BroadcomによるIntelの設計部門の買収に立ちはだかる「ポイズンピル(毒薬条項)」

ちょっと前の報道で、「Intel分割/買収」の話題が出たが、製造部門のTSMCによる買収と設計部門のBroadcomによる買収というスキームにこのTSMCの将来投資計画がどうかかわってくるかは現在のところ解からないが、Broadcomによる設計部門の買収については「かなり困難な条件」が存在しているという観測記事が米国のコアなハードウェア関連のWebニュース(Tom's Hardware)に出ていたのでご紹介する。

この記事によると、「IntelはAMDとクロスライセンス契約を結んでいるので、BroadcomがIntelの設計部門を買収しても、AMDが法的な妨害をする可能性がある」、というものだ。この点については長年AMDに勤務して両社がクロスライセンス契約の締結に至った経緯を経験していたので、私自身大変に興味があった。
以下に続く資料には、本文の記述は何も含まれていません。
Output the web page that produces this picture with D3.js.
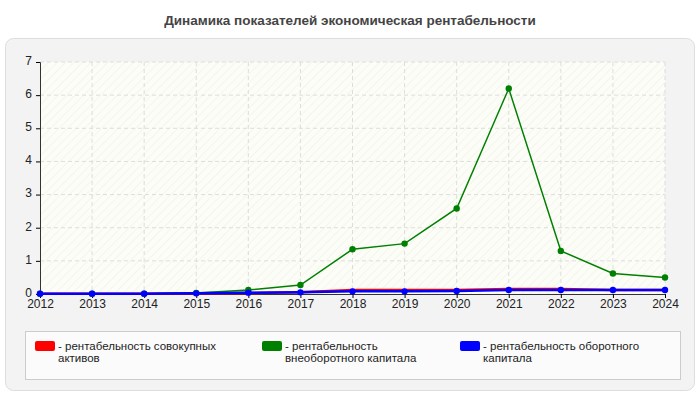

長年この両社の熾烈な競争を報道してきたこのサイトの深い洞察には感服した。両社のクロスライセンスには、半導体設計にかかわる基本特許を含む両社の膨大なIP(知的所有権)が含まれていて、他社による買収によっても権利が移行されないことを謳った条項が含まれている。いわゆる、敵対的買収を法的に阻止するための法的防衛を目的とした「ポイズン・ピル(毒薬)条項」である。BroadcomによるIntelの設計部門買収の場合で最も問題になるのが、x86アーキテクチャーに関するIPで、特に命令セットとそのマイクロコードの著作権が肝になる。このIPについてAMDとIntelは20年にわたる泥沼の訴訟抗争を繰り返し、最終的に両社が持つIPの全てを持ち合うクロスライセンス契約の締結で全ての訴訟を取り下げた経緯がある。BroadcomにとってIntelの設計部門を買収する最大の価値は、市場をAMD/Intelが分け合うx86アーキテクチャー製品による巨大な半導体市場で、その市場にIntel買収をもって参入をするとなればAMDからの妨害は充分に考えられる。

このような観点から考えると、ゲルシンガーが去った後のIntelの企業価値は急激に低下している印象がある。大きな環境の変化に対応せざるを得ないIntelの今後には多くの困難が待ち受ける。